» **SOURCE MATERIAL**
:::::
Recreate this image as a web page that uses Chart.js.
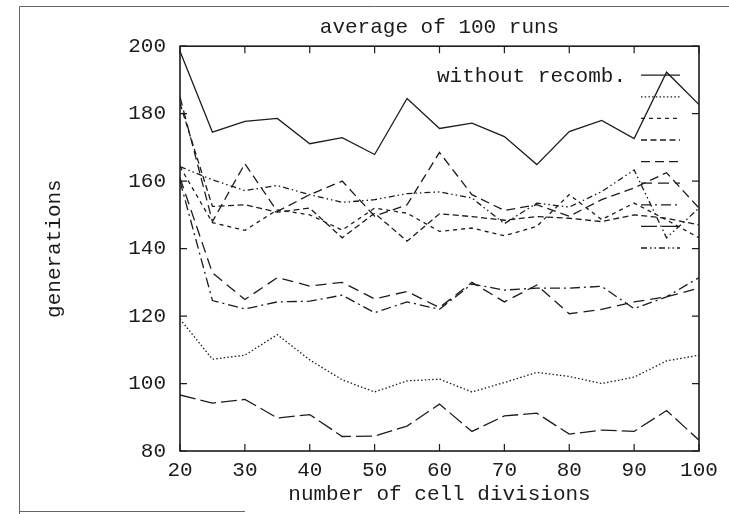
<!DOCTYPE html>
<html><head><meta charset="utf-8">
<script src="https://cdn.jsdelivr.net/npm/chart.js@4/dist/chart.umd.min.js"></script>
<style>html,body{margin:0;padding:0;background:#fff;}canvas{display:block;}</style>
</head><body>
<canvas id="c" width="729" height="514"></canvas>
<script>
// ---- data ----
const cellDivisions = [20,25,30,35,40,45,50,55,60,65,70,75,80,85,90,95,100];
const xTickValues = [20,30,40,50,60,70,80,90,100];
const yTickValues = [80,100,120,140,160,180,200];

const withoutRecomb = [198.5,174.5,177.7,178.6,171.1,172.9,167.9,184.5,175.6,177.2,173.2,164.9,174.7,178.0,172.6,192.3,182.7];
const run2 = [119.1,107.2,108.4,114.5,107.0,101.1,97.5,100.8,101.3,97.5,100.3,103.3,102.1,100.0,101.9,106.7,108.4];
const run3 = [164.3,147.7,145.4,151.5,150.0,145.5,152.0,150.5,145.1,146.1,143.8,146.6,156.0,148.6,153.5,148.5,143.2];
const run4 = [183.0,152.5,153.0,150.8,152.0,143.2,150.5,142.2,150.3,149.5,148.4,149.5,149.0,148.0,150.0,149.0,147.0];
const run5 = [185.0,148.0,165.2,151.0,156.0,160.0,149.6,153.0,168.5,156.0,151.3,153.0,149.6,154.5,158.0,162.5,152.0];
const run6 = [161.0,132.8,124.9,131.4,128.9,130.0,125.1,127.3,122.5,130.0,124.2,129.2,120.7,122.0,124.2,125.7,128.3];
const run7 = [160.0,124.6,122.1,124.2,124.4,126.2,121.0,124.2,122.0,129.5,127.7,128.3,128.3,128.8,122.2,125.7,131.4];
const run8 = [96.6,94.2,95.3,89.8,90.8,84.3,84.4,87.4,93.9,85.8,90.4,91.2,85.0,86.2,85.8,92.0,83.2];
const run9 = [164.3,160.4,157.2,158.7,156.0,153.7,154.5,156.3,156.8,155.0,147.4,153.5,152.3,156.9,163.3,143.2,152.0];

const seriesValues = [withoutRecomb, run2, run3, run4, run5, run6, run7, run8, run9];
const seriesLabels = ['without recomb.', '', '', '', '', '', '', '', ''];

// ---- styles ----
const FONT = "'Liberation Mono', 'DejaVu Sans Mono', monospace";
const INK = '#1c1c1c';
const dashStyles = [[], [1.5,2.2], [4,4], [6,3.5], [9,5], [11,6], [10,4,2,4], [16,5], [6,3,1.5,3,1.5,3]];

const datasets = seriesValues.map((vals, i) => ({
  label: seriesLabels[i],
  data: cellDivisions.map((x, j) => ({x: x, y: vals[j]})),
  borderColor: INK,
  borderWidth: 1.3,
  borderDash: dashStyles[i],
  pointRadius: 0,
  tension: 0,
  fill: false
}));

const gnuplotLook = {
  id: 'gnuplotLook',
  beforeDraw(chart) {
    const ctx = chart.ctx;
    ctx.save();
    ctx.fillStyle = '#fff';
    ctx.fillRect(0, 0, chart.width, chart.height);
    // scanned page frame
    ctx.strokeStyle = '#666';
    ctx.lineWidth = 1;
    ctx.beginPath();
    ctx.moveTo(19.5, chart.height); ctx.lineTo(19.5, 6.5); ctx.lineTo(chart.width, 6.5);
    ctx.moveTo(19.5, 511.5); ctx.lineTo(245, 511.5);
    ctx.stroke();
    ctx.restore();
  },
  afterDatasetsDraw(chart) {
    const ctx = chart.ctx;
    const a = chart.chartArea;
    const xs = chart.scales.x, ys = chart.scales.y;
    ctx.save();
    ctx.strokeStyle = INK;
    ctx.lineWidth = 1.6;
    ctx.setLineDash([]);
    ctx.strokeRect(a.left, a.top, a.right - a.left, a.bottom - a.top);
    ctx.lineWidth = 1.2;
    ctx.beginPath();
    yTickValues.forEach(v => {
      const p = ys.getPixelForValue(v);
      ctx.moveTo(a.left, p); ctx.lineTo(a.left + 7, p);
      ctx.moveTo(a.right, p); ctx.lineTo(a.right - 7, p);
    });
    xTickValues.forEach(v => {
      const p = xs.getPixelForValue(v);
      ctx.moveTo(p, a.bottom); ctx.lineTo(p, a.bottom - 7);
      ctx.moveTo(p, a.top); ctx.lineTo(p, a.top + 7);
    });
    ctx.stroke();
    // gnuplot-style key
    ctx.font = '21px ' + FONT;
    ctx.fillStyle = INK;
    ctx.textAlign = 'right';
    ctx.textBaseline = 'middle';
    chart.data.datasets.forEach((ds, i) => {
      const y = a.top + 29 + i * 21.6;
      if (ds.label) ctx.fillText(ds.label, a.right - 73, y + 1);
      ctx.beginPath();
      ctx.lineWidth = ds.borderWidth;
      ctx.setLineDash(ds.borderDash);
      ctx.moveTo(a.right - 58, y); ctx.lineTo(a.right - 19, y);
      ctx.stroke();
    });
    ctx.restore();
  }
};

new Chart(document.getElementById('c'), {
  type: 'line',
  data: {datasets: datasets},
  plugins: [gnuplotLook],
  options: {
    responsive: false,
    animation: false,
    devicePixelRatio: 1,
    layout: {padding: {left: 0, right: 30, top: 0, bottom: 0}},
    plugins: {
      legend: {display: false},
      tooltip: {enabled: false},
      title: {
        display: true, text: 'average of 100 runs', fullSize: false, color: INK,
        font: {family: FONT, size: 21, weight: 'normal'},
        padding: {top: 15, bottom: 6}
      }
    },
    scales: {
      x: {
        type: 'linear', min: 20, max: 100,
        afterFit: s => { s.height = 63; },
        afterBuildTicks: s => { s.ticks = xTickValues.map(v => ({value: v})); },
        grid: {display: false, drawTicks: false},
        border: {display: false},
        ticks: {color: INK, font: {family: FONT, size: 21}, padding: 7, maxRotation: 0, autoSkip: false},
        title: {display: true, text: 'number of cell divisions', color: INK,
                font: {family: FONT, size: 21}, padding: {top: 0, bottom: 7}}
      },
      y: {
        type: 'linear', min: 80, max: 200,
        afterFit: s => { s.width = 180; },
        afterBuildTicks: s => { s.ticks = yTickValues.map(v => ({value: v})); },
        grid: {display: false, drawTicks: false},
        border: {display: false},
        ticks: {color: INK, font: {family: FONT, size: 21}, padding: 14},
        title: {display: true, text: 'generations', color: INK,
                font: {family: FONT, size: 21}, padding: {top: 42, bottom: 0}}
      }
    }
  }
});
</script>
</body></html>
:::::
» **WHAT YOU SHOULD DO**
Give back exactly the lines from the first line of the data through the line with "const yTickValues = [80,100,120,140,160,180,200];", pictures excluded.

» **TASK SOLUTION**
Recreate this image as a web page that uses Chart.js.
<!DOCTYPE html>
<html><head><meta charset="utf-8">
<script src="https://cdn.jsdelivr.net/npm/chart.js@4/dist/chart.umd.min.js"></script>
<style>html,body{margin:0;padding:0;background:#fff;}canvas{display:block;}</style>
</head><body>
<canvas id="c" width="729" height="514"></canvas>
<script>
// ---- data ----
const cellDivisions = [20,25,30,35,40,45,50,55,60,65,70,75,80,85,90,95,100];
const xTickValues = [20,30,40,50,60,70,80,90,100];
const yTickValues = [80,100,120,140,160,180,200];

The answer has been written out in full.